According to the website, the phones of Education Minister Jean-Michel Blanquer, Territorial Cohesion Minister Jacqueline Gourault, Agriculture Minister Julien Denormandie, Housing Minister Emmanuelle Wargon and Overseas Territories Minister Sebastien Lecornu were infected by the spyware.
Although not all the ministers were in their current posts at the time of the alleged targeting, they all were in the cabinet.
The allegation comes two months after the Pegasus Project, a media consortium including The Washington Post, The Guardian and France's Le Monde, revealed that the phone numbers of top French officials, including Macron and most of his cabinet members, were on the leaked list of potential targets.
French authorities declined to comment on the sensitive subject. However, it is understood that shortly after the Pegasus Project was published in July, Macron changed his phone number and device.

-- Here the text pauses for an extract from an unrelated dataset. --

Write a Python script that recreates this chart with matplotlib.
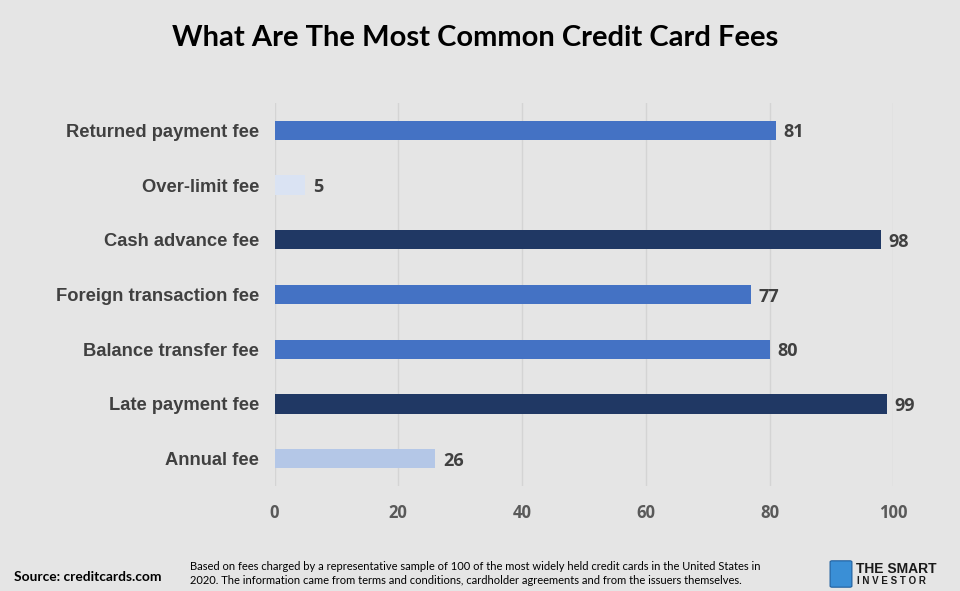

The French defense minister, Florence Parly, met her Israeli counterpart Benny Gantz in Paris in July and reportedly discussed the scandal, but no details of their conversation have leaked.
In the Pegasus Project, the news outlets identified numbers on a list of about 50,000 potential surveillance targets belonging to 10 prime ministers, three presidents and a king, in addition to more than 600 other government officials and politicians, 189 journalists and 85 human rights activists.
Pegasus, made by the Israeli firm NSO Group, can switch on a phone's camera or microphone and harvest its data, without the knowledge of its owner.
The spyware also allows its users to monitor conversations, text messages, photos and location, and even encrypted messaging apps such as Signal and WhatsApp. Pegasus can turn phones into remotely operated listening devices.
In recent years, NSO Group has been accused of allowing repressive regimes to hack people, including those close to murdered dissident Saudi journalist and Washington Post columnist Jamal Khashoggi.
In July, French newspaper Le Monde said evidence was found that Moroccan intelligence services had used Pegasus malware to spy on several French journalists in 2019.